Suspended nearby in the same entrance plaza, Dan Raralio’s “Mystiquecross” is an ambiguous fish-like figure taking form as an amalgam of old-tech shapes, made oddly older by the verdigris finish. The Raralio machinic fish carries aloft the theme Diaz begins for the pavilion— the activations of the mythic imagination to speak to the future—confidently bringing together the ideas of metallic weight and animal buoyancy.
The themes of mythic flight and creatures of the mind also end the pavilion experience. Toym Imao’s sculpture of an explosion of bird forms is located at the topmost level of an extended outdoor ramp wrapped around the pavilion core. Visitors will enter a space marked by columns; its “roof” are birds in flight. “Confluence of Wings” resurrects birds in Philippine mythology as symbol of elevated states of being.
The same bird symbology is reiterated in Riel Hilario Jaramillo’s “Limokon and Timamanukin”: half-human-half-avian, suspended creatures. The creatures appear to accompany visitors in one midway passage, poised above ground as though waiting for take-off. Birds—alternatively omen animals, or materializations of spirits in flight, in oral traditions from all over the Philippine archipelago—are in Jaramillo’s sculptures, the Filipino male and female avatars.
Duddley Diaz trained at the University of the Philippines (UP) College of Fine Arts and the School of Painting, Academia di Belle Arti, Florence, Italy. It is in particular his Italian academic background that sustains his explorations of sculptural forms for Philippine themes, especially in the ways he achieves a sense of monumentality that is unusual in the country’s Traditional, Modern, and Contemporary Art fields.
The other three sculptors (who also paint) are also graduates of the UP College of Fine Arts. Each took widely divergent paths in their decades-long explorations of form and technique, even as they remained in the thrall of aesthetic ideas from the Philippine’s artistic traditions.

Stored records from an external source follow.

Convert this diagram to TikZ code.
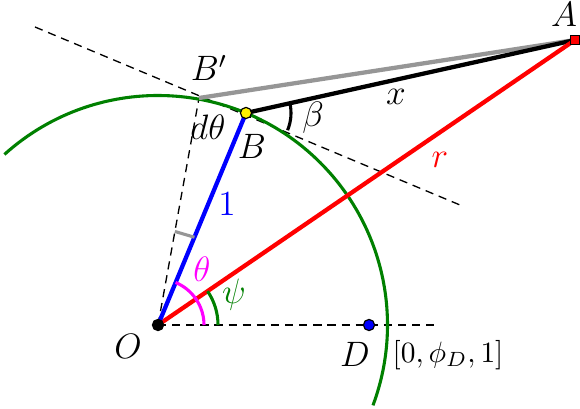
\documentclass[tikz,border=0pt]{standalone}
\usetikzlibrary{calc}
\definecolor{dkgreen}{RGB}{0,128,0}
\definecolor{mygray}{RGB}{150,150,150}
\definecolor{mymagenta}{RGB}{255,0,255}
\begin{document}
\begin{tikzpicture}[x=0.34pt,y=0.34pt,
  thickline/.style={line width=1.45pt},
  angline/.style={line width=1.05pt},
  dashline/.style={line width=0.45pt, dash pattern=on 2.8pt off 2pt},
  lbl/.style={inner sep=0pt, font=\fontsize{11.5}{13}\selectfont},
  dotmark/.style={circle, draw=black, line width=0.4pt, inner sep=0pt, minimum size=3.8pt}]
\useasboundingbox (0,0) rectangle (580,408);
\coordinate (O) at (158,83);
\coordinate (A) at (575,368);
\coordinate (B) at (246,295);
\coordinate (Bp) at (199,310);
\coordinate (D) at (369,83);
\coordinate (T1) at (35,381);
\coordinate (T2) at (460,203);
\coordinate (H) at (435,83);
% dashed lines
\draw[dashline] (T1) -- (T2);
\draw[dashline] (O) -- (H);
\draw[dashline] (O) -- (Bp);
% circle arc
\draw[dkgreen, line width=1.05pt] ($(O)+(132:229.5)$) arc[start angle=132, end angle=-20.5, radius=229.5];
% lines
\draw[mygray, thickline] (Bp) -- (A);
\draw[black, thickline] (B) -- (A);
\draw[red, thickline] (O) -- (A);
\draw[blue, thickline] (O) -- (B);
% d theta tick
\draw[mygray, line width=1.05pt] ($(O)!0.412!(Bp)$) -- ($(O)!0.414!(B)$);
% angle arcs
\draw[mymagenta, angline] ($(O)+(46,0)$) arc[start angle=0, end angle=67.5, radius=46];
\draw[dkgreen, angline] ($(O)+(60,0)$) arc[start angle=0, end angle=34.3, radius=60];
\draw[black, angline] ($(B)+(-22.5:45)$) arc[start angle=-22.5, end angle=12.5, radius=45];
% dots
\node[dotmark, fill=black] (Odot) at (O) {};
\node[dotmark, fill=blue] (Ddot) at (D) {};
\node[dotmark, fill=yellow] (Bdot) at (B) {};
\node[draw=black, fill=red, line width=0.4pt, inner sep=0pt, minimum size=2.8pt] (Adot) at (A) {};
% labels
\node[lbl] (lA) at (564,394) {$A$};
\node[lbl] (lBp) at (209,340) {$B'$};
\node[lbl] (ldt) at (208,281) {$d\theta$};
\node[lbl] (lB) at (252,262) {$B$};
\node[lbl] (lbeta) at (313,290) {$\beta$};
\node[lbl] (lx) at (396,311) {$x$};
\node[lbl, red] (lr) at (440,248) {$r$};
\node[lbl, blue] (l1) at (227,204) {$1$};
\node[lbl, mymagenta] (lth) at (202,139) {$\theta$};
\node[lbl, dkgreen] (lpsi) at (234,113) {$\psi$};
\node[lbl] (lO) at (128,62) {$O$};
\node[lbl] (lD) at (355,54) {$D$};
\node[inner sep=0pt] (lphi) at (448,53) {$[0,\phi_D,1]$};
\end{tikzpicture}
\end{document}
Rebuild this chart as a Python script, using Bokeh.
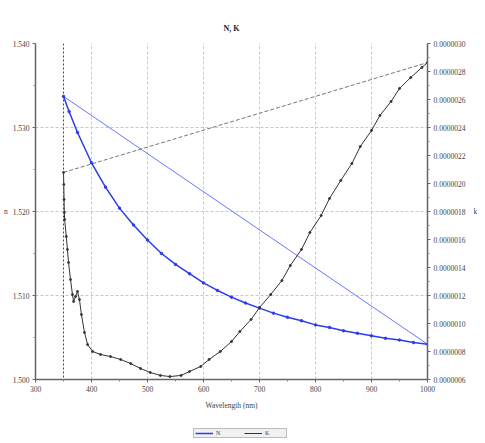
from bokeh.plotting import figure
from bokeh.layouts import column
from bokeh.models import (LinearAxis, Range1d, Span, Legend, LegendItem,
                          FixedTicker, Title, PrintfTickFormatter)
from bokeh.embed import file_html
from bokeh.resources import INLINE

# N (refractive index) series
wl_n = [350, 360, 375, 400, 425, 450, 475, 500, 525, 550, 575, 600, 625, 650,
        675, 700, 725, 750, 775, 800, 825, 850, 875, 900, 925, 950, 975, 1000]
n_vals = [1.5337, 1.5319, 1.5294, 1.5258, 1.5229, 1.5204, 1.5184, 1.5166,
          1.5150, 1.5137, 1.5126, 1.5115, 1.5106, 1.5098, 1.5091, 1.5085,
          1.5079, 1.5074, 1.5070, 1.5065, 1.5062, 1.5058, 1.5055, 1.5052,
          1.5049, 1.5047, 1.5044, 1.5042]

# K (extinction coefficient) series
wl_k = [350, 350.5, 351, 351.5, 352, 355, 357, 359, 362.5, 366, 368, 371.5,
        375, 378.5, 382, 387.5, 393, 402, 416, 434, 452, 470, 487.5, 505, 523,
        540, 560, 575, 595, 610, 630, 650, 665, 685, 700, 720, 740, 755, 775,
        790, 810, 825, 845, 865, 880, 900, 915, 935, 950, 970, 990, 1000]
k_vals = [2.079e-6, 1.993e-6, 1.886e-6, 1.793e-6, 1.743e-6, 1.621e-6,
          1.529e-6, 1.436e-6, 1.314e-6, 1.207e-6, 1.157e-6, 1.193e-6,
          1.229e-6, 1.171e-6, 1.064e-6, 0.936e-6, 0.850e-6, 0.800e-6,
          0.779e-6, 0.764e-6, 0.743e-6, 0.714e-6, 0.679e-6, 0.650e-6,
          0.629e-6, 0.621e-6, 0.629e-6, 0.657e-6, 0.693e-6, 0.743e-6,
          0.800e-6, 0.871e-6, 0.943e-6, 1.029e-6, 1.114e-6, 1.207e-6,
          1.307e-6, 1.414e-6, 1.529e-6, 1.650e-6, 1.771e-6, 1.893e-6,
          2.021e-6, 2.143e-6, 2.264e-6, 2.379e-6, 2.486e-6, 2.586e-6,
          2.679e-6, 2.757e-6, 2.829e-6, 2.864e-6]

x_ticks = [300, 400, 500, 600, 700, 800, 900, 1000]
n_ticks = [1.500, 1.510, 1.520, 1.530, 1.540]
k_ticks = [6e-7, 8e-7, 1.0e-6, 1.2e-6, 1.4e-6, 1.6e-6, 1.8e-6, 2.0e-6,
           2.2e-6, 2.4e-6, 2.6e-6, 2.8e-6, 3.0e-6]
legend_labels = ["N", "K"]

FONT = "Liberation Serif"
N_COLOR = "#2a3cf0"
K_COLOR = "#333333"

p = figure(output_backend="svg", toolbar_location=None,
           x_range=Range1d(300, 1000), y_range=Range1d(1.500, 1.540),
           frame_width=392, frame_height=336,
           min_border_left=4, min_border_right=4, min_border_top=43,
           min_border_bottom=4, background_fill_color="white",
           border_fill_color="white", outline_line_color=None)
p.extra_y_ranges = {"k": Range1d(6e-7, 3.0e-6)}

t = Title(text="N, K", align="center", text_font=FONT, text_font_size="8px",
          text_font_style="bold", text_color="#222222", offset=12,
          standoff=22)
p.add_layout(t, "above")

# axes
p.xaxis.ticker = FixedTicker(ticks=x_ticks, minor_ticks=[350, 450, 550, 650, 750, 850, 950])
p.xaxis.formatter = PrintfTickFormatter(format="%d")
p.xaxis.axis_label = "Wavelength (nm)"
p.yaxis.ticker = FixedTicker(ticks=n_ticks, minor_ticks=[1.505, 1.515, 1.525, 1.535])
p.yaxis.formatter = PrintfTickFormatter(format="%.3f")
p.yaxis.axis_label = "n"
p.yaxis.axis_label_orientation = "horizontal"

rax = LinearAxis(y_range_name="k", axis_label="k",
                 ticker=FixedTicker(ticks=k_ticks,
                                    minor_ticks=[7e-7, 9e-7, 1.1e-6, 1.3e-6, 1.5e-6, 1.7e-6,
                                                 1.9e-6, 2.1e-6, 2.3e-6, 2.5e-6, 2.7e-6, 2.9e-6]),
                 formatter=PrintfTickFormatter(format="%.7f"))
rax.axis_label_orientation = "horizontal"
p.add_layout(rax, "right")

for ax in [p.xaxis[0], p.yaxis[0], rax]:
    ax.axis_line_color = "#666666"
    ax.axis_line_width = 1.5
    ax.major_tick_line_color = "#666666"
    ax.minor_tick_line_color = "#888888"
    ax.major_tick_out = 3
    ax.major_tick_in = 0
    ax.minor_tick_out = 2
    ax.minor_tick_in = 0
    ax.major_label_text_font = FONT
    ax.major_label_text_font_size = "7.5px"
    ax.major_label_text_color = "#444444"
    ax.major_label_standoff = 3
    ax.axis_label_text_font = FONT
    ax.axis_label_text_font_size = "7.5px"
    ax.axis_label_text_font_style = "normal"
    ax.axis_label_text_color = "#444444"
    ax.axis_label_standoff = 2
p.xaxis[0].axis_label_standoff = 6
rax.axis_label_standoff = 5

p.xgrid.grid_line_color = "#c8c8c8"
p.xgrid.grid_line_dash = "3 2"
p.ygrid.grid_line_color = "#c8c8c8"
p.ygrid.grid_line_dash = "3 2"

# start marker line
p.add_layout(Span(location=wl_n[0], dimension="height", line_color="#444444",
                  line_dash="2 2", line_width=1))

# straight connections first-last
p.line([wl_n[0], wl_n[-1]], [n_vals[0], n_vals[-1]], line_color="#6677ff",
       line_width=1)
p.line([wl_k[0], wl_k[-1]], [k_vals[0], k_vals[-1]], y_range_name="k",
       line_color="#777777", line_width=1, line_dash="4 2")

# curves
p.line(wl_n, n_vals, line_color=N_COLOR, line_width=1.5)
p.scatter(wl_n, n_vals, size=2.5, color=N_COLOR)
p.line(wl_k, k_vals, y_range_name="k", line_color=K_COLOR, line_width=1)
p.scatter(wl_k, k_vals, y_range_name="k", size=2, color=K_COLOR)

# legend strip (separate small figure underneath; its ranges keep the
# series themselves out of view so only the legend swatches show)
q = figure(width=470, height=30, output_backend="svg", toolbar_location=None,
           x_range=Range1d(0, 1), y_range=Range1d(0, 1),
           min_border_left=0, min_border_right=0, min_border_top=0,
           min_border_bottom=0, outline_line_color=None,
           background_fill_color="white", border_fill_color="white")
q.axis.visible = False
q.grid.visible = False
ln = q.line(wl_n, n_vals, line_color=N_COLOR, line_width=1.5)
lk = q.line(wl_k, k_vals, line_color=K_COLOR, line_width=1)
leg = Legend(items=[LegendItem(label=legend_labels[0], renderers=[ln]),
                    LegendItem(label=legend_labels[1], renderers=[lk])],
             orientation="horizontal", location=(158, 4),
             label_text_font=FONT, label_text_font_size="6px",
             glyph_width=18, glyph_height=6, label_standoff=3, spacing=8,
             padding=1, margin=0, border_line_color="#888888",
             label_height=6, background_fill_color="#f0f0f0")
q.add_layout(leg, "center")

open("out.html", "w").write(file_html(column(p, q, spacing=0), INLINE))
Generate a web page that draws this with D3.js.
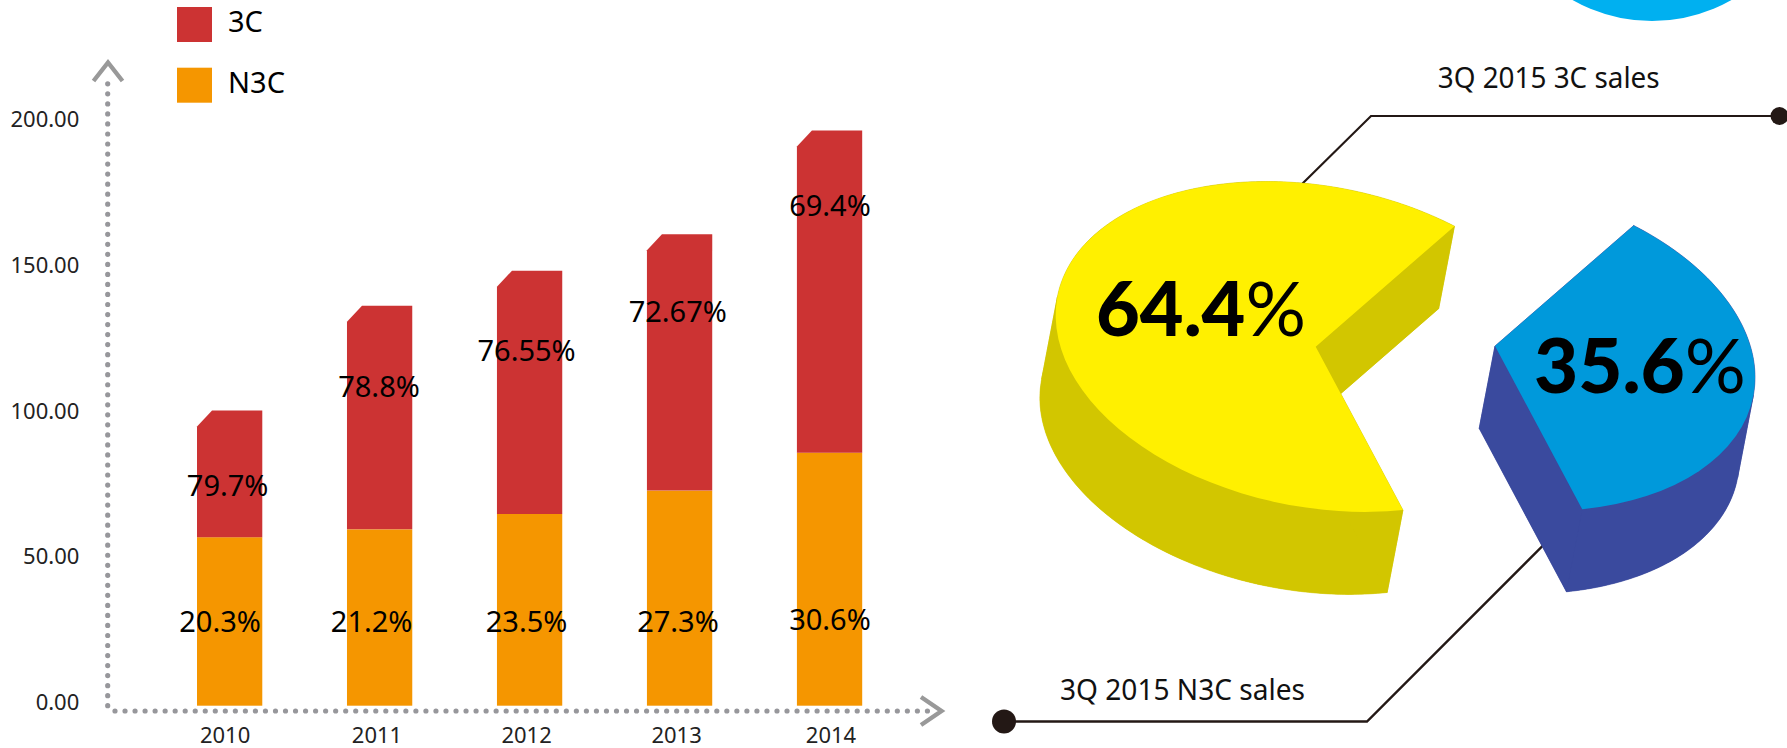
<!DOCTYPE html>
<html><head><meta charset="utf-8">
<style>html,body{margin:0;padding:0;background:#fff;overflow:hidden}svg{display:block}text{font-family:"Noto Sans",sans-serif}</style>
<script src="https://cdnjs.cloudflare.com/ajax/libs/d3/7.8.5/d3.min.js"></script>
</head><body><svg id="c" width="1787" height="748"></svg>
<script>
// ---- data
const years = ["2010","2011","2012","2013","2014"];
const n3cValues = [57.8,60.5,65.8,73.8,86.8];
const c3Values = [43.5,76.7,83.4,87.9,110.5];
const n3cLabels = ["20.3%","21.2%","23.5%","27.3%","30.6%"];
const c3Labels = ["79.7%","78.8%","76.55%","72.67%","69.4%"];
const yTicks = [0,50,100,150,200];
const seriesNames = ["3C","N3C"];
const pieNames = ["3Q 2015 3C sales","3Q 2015 N3C sales"];
const pieValues = [64.4,35.6];
const pieLabels = ["64.4%","35.6%"];

// ---- hand placement of the reference's labels (pixel nudges, value-space heights)
const c3LabelDx = [-2,-0.6,-3,-1.8,0.4];
const c3LabelAt = [75.4,109.5,122,135.3,171.6];
const n3cLabelDx = [-9.6,-8,-3,-1.6,0.4];
const n3cLabelAt = [29,29,29,29,29.6];
const yearDx = [-4.6,-2.6,-3,-3,1.4];

const svg = d3.select("#c");
const RED="#CC3333", ORANGE="#F59600", GREY="#97979b", INK="#231815";

const x = d3.scaleBand().domain(years).range([197,862.2]).paddingInner(0.5647).paddingOuter(0);
const y = d3.scaleLinear().domain([0,200]).range([705.7,122.7]);

// dotted axes
const dotted = g=>g.attr("fill","none").attr("stroke",GREY).attr("stroke-width",5.2)
  .attr("stroke-linecap","round").attr("stroke-dasharray","0 10.03");
svg.append("line").attr("x1",107.7).attr("x2",107.7).attr("y1",705.7).attr("y2",74).call(dotted);
svg.append("line").attr("x1",115).attr("x2",936).attr("y1",711).attr("y2",711).call(dotted);
const chevron = d3.line();
svg.append("path").attr("d",chevron([[93.5,81],[108,62.5],[122.5,81]])).attr("fill","none").attr("stroke","#999").attr("stroke-width",4.4);
svg.append("path").attr("d",chevron([[921,697],[941.5,711],[921,725]])).attr("fill","none").attr("stroke","#999").attr("stroke-width",4.4);

// tick labels via d3 axes
const axisY = svg.append("g").attr("transform","translate(79.3,0)")
  .call(d3.axisLeft(y).tickValues(yTicks).tickSize(0).tickPadding(0).tickFormat(d3.format(".2f")));
axisY.select(".domain").remove();
axisY.selectAll("text").attr("font-size",22).attr("fill","#222").attr("font-family",'"Noto Sans",sans-serif').attr("dy","0.32em").attr("y",-3);

const axisX = svg.append("g").attr("transform","translate(0,720)")
  .call(d3.axisBottom(x).tickSize(0).tickPadding(0));
axisX.select(".domain").remove();
axisX.selectAll("text").attr("font-size",22).attr("fill","#222").attr("font-family",'"Noto Sans",sans-serif')
  .attr("dx",(d,i)=>yearDx[i]).attr("dy","0.71em").attr("y",7);

// stacked bars
const stackRows = years.map((yr,i)=>({year:yr,N3C:n3cValues[i],"3C":c3Values[i]}));
const stacked = d3.stack().keys(["N3C","3C"])(stackRows);
const chamfer = 15;
const barG = svg.append("g");
barG.selectAll("rect.n").data(stacked[0]).join("rect").attr("class","n")
  .attr("x",d=>x(d.data.year)).attr("width",x.bandwidth())
  .attr("y",d=>y(d[1])).attr("height",d=>y(d[0])-y(d[1])).attr("fill",ORANGE);
barG.selectAll("path.c").data(stacked[1]).join("path").attr("class","c").attr("fill",RED)
  .attr("d",d=>{
    const l=x(d.data.year), r=l+x.bandwidth(), t=y(d[1]), b=y(d[0]);
    return d3.line()([[l,b],[l,t+chamfer+1],[l+chamfer,t],[r,t],[r,b]])+"Z";
  });

// percent labels
const pct = (sel,labels,at,dx)=>sel.selectAll(null).data(years).join("text")
  .attr("x",d=>x(d)+x.bandwidth()/2).attr("dx",(d,i)=>dx[i])
  .attr("y",(d,i)=>y(at[i])).attr("dy","0.36em")
  .attr("text-anchor","middle").attr("font-size",29).attr("fill","#000").text((d,i)=>labels[i]);
pct(svg.append("g"),c3Labels,c3LabelAt,c3LabelDx);
pct(svg.append("g"),n3cLabels,n3cLabelAt,n3cLabelDx);

// legend
const lg = svg.append("g").selectAll("g").data(seriesNames).join("g")
  .attr("transform",(d,i)=>`translate(177,${7+i*60.7})`);
lg.append("rect").attr("width",35).attr("height",35).attr("fill",(d,i)=>i?ORANGE:RED);
lg.append("text").attr("x",51).attr("y",25).attr("font-size",29).attr("fill","#000").text(d=>d);

// decorative circle cut off at the top of the picture
svg.append("circle").attr("cx",1652).attr("cy",-140).attr("r",161).attr("fill","#00B0F0");

// leader lines
const leader = d3.line();
svg.append("path").attr("d",leader([[1300,186],[1371,116],[1780,116]])).attr("fill","none").attr("stroke",INK).attr("stroke-width",2.2);
svg.append("path").attr("d",leader([[1004,721.5],[1367,721.5],[1560,528.5]])).attr("fill","none").attr("stroke",INK).attr("stroke-width",2.4);
svg.append("circle").attr("cx",1779.5).attr("cy",116).attr("r",9).attr("fill",INK);
svg.append("circle").attr("cx",1004).attr("cy",721.5).attr("r",12).attr("fill",INK);

svg.append("text").attr("x",1437.7).attr("y",88.3).attr("font-size",29).attr("fill","#111")
  .attr("textLength",222).attr("lengthAdjust","spacingAndGlyphs").text(pieNames[0]);
svg.append("text").attr("x",1060).attr("y",700).attr("font-size",29).attr("fill","#111")
  .attr("textLength",245).attr("lengthAdjust","spacingAndGlyphs").text(pieNames[1]);

// 3D exploded pie: one d3.pie, skewed by a matrix and swept downward for its wall
const R = 100;
const L = {a:260/R, c:31.3/R, d:162.2/R};
const depth = {x:-15.8, y:82.5};
const A0 = 160.4*Math.PI/180;
const pie = d3.pie().sort(null).startAngle(A0).endAngle(A0+2*Math.PI)(pieValues);
const arc = d3.arc().innerRadius(0).outerRadius(R);
const pieStyle = [
  {cx:1315.7,cy:346.7,top:"#FFF000",side:"#D2C600"},
  {cx:1495,cy:346,top:"#0099DB",side:"#3A4A9E"}
];
pie.forEach((s,i)=>{
  const st = pieStyle[i];
  const proj = a=>[st.cx + L.a*R*Math.sin(a), st.cy + L.c*R*Math.sin(a) - L.d*R*Math.cos(a)];
  const mat = `matrix(${L.a},${L.c},0,${L.d},${st.cx},${st.cy})`;
  const g = svg.append("g");
  const rim = d3.range(s.startAngle,s.endAngle,0.01).concat([s.endAngle]).map(proj);
  const centre=[st.cx,st.cy];
  const drop = p=>[p[0]+depth.x,p[1]+depth.y];
  // split the rim where its tangent runs along the sweep, so each wall polygon is simple
  const runs=[]; let run=[rim[0]], sign=null;
  for(let k=1;k<rim.length;k++){
    const dx=rim[k][0]-rim[k-1][0], dy=rim[k][1]-rim[k-1][1];
    const sg=Math.sign(dx*depth.y-dy*depth.x);
    if(sign!==null && sg!==sign){runs.push(run); run=[rim[k-1]];}
    sign=sg; run.push(rim[k]);
  }
  runs.push(run);
  const walls = runs.map(r=>r.concat(r.slice().reverse().map(drop))).concat([
    [centre,rim[0],drop(rim[0]),drop(centre)],
    [centre,rim[rim.length-1],drop(rim[rim.length-1]),drop(centre)]
  ]);
  g.append("path").attr("transform",`translate(${depth.x},${depth.y}) ${mat}`).attr("d",arc(s)).attr("fill",st.side);
  g.selectAll("path.w").data(walls).join("path").attr("class","w")
    .attr("d",w=>d3.line()(w)+"Z").attr("fill",st.side).attr("stroke",st.side).attr("stroke-width",0.6);
  g.append("path").attr("transform",mat).attr("d",arc(s)).attr("fill",st.top);
});

// big percentages, light % sign
const big = (t,xx,yy,len)=>{
  const el = svg.append("text").attr("x",xx).attr("y",yy).attr("font-size",76).attr("fill","#000")
    .attr("textLength",len).attr("lengthAdjust","spacingAndGlyphs").style("font-family","Lato, sans-serif");
  el.append("tspan").attr("font-weight",900).text(t.slice(0,-1));
  el.append("tspan").attr("font-weight",400).text("%");
};
big(pieLabels[0],1096,336,210);
big(pieLabels[1],1534,393,212);
</script></body></html>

Hence, while Dan Raralio’s métier is the industrial, machinic form that seem as though fossils from an archaeology of earlier technological eras, his references and motifs tend to refer to local symbolic worlds. His contribution to driving the Philippine pavilion messages of confidence is his bold approach to metals, with a sure sense of uncanny assemblage.
And while Riel Jaramillo Hilario’s explorations are strongest in the medium of wood, his continuing passions are also the symbolic universes of the Philippines. His close study of Ifugao and other woodworking traditions from different parts of the country informs a sculptural body of work that is redolent of the past but is securely in the future of sculpture in the Philippines.
Even as Toym Imao’s robust approaches to large-scale assemblages with overtly political content is immediately recognizable in the Philippines for their bravura, his frequently referenced sub-texts move around traditional worlds of imagery. Imao is particularly drawn to Muslim Philippine iconographic systems; to which he often returns.
The sculptors are joined in the Philippine Pavilion by visual artists Lee Paje, Baby and Coco Anne, Charlie Co, Dex Fernandez, Patrick Cabral; wildlife photographers Scott Tuazon and Ivan Sarenas; choreographers Denisa Reyes and JM Cabiling, composer Teresa Barroso; and National Artist for Museum Ramon P. Santos.
The Philippines at Expo 2020 Dubai, slated to open on 1 October 2021 to 31 March 2022, is a project of the Philippine government through the DTI led by DTI Secretary Ramon M. Lopez as Commissioner-General and DTI Assistant Secretary Rosvi C. Gaetos as Alternate Commissioner-General.
The DTI, which leads the country’s participation at the Expo 2020 Dubai, looks at the Expo as an opportunity for the Philippines to present, on the world stage, a surprising, complex, and stirring self-portrait of a national community.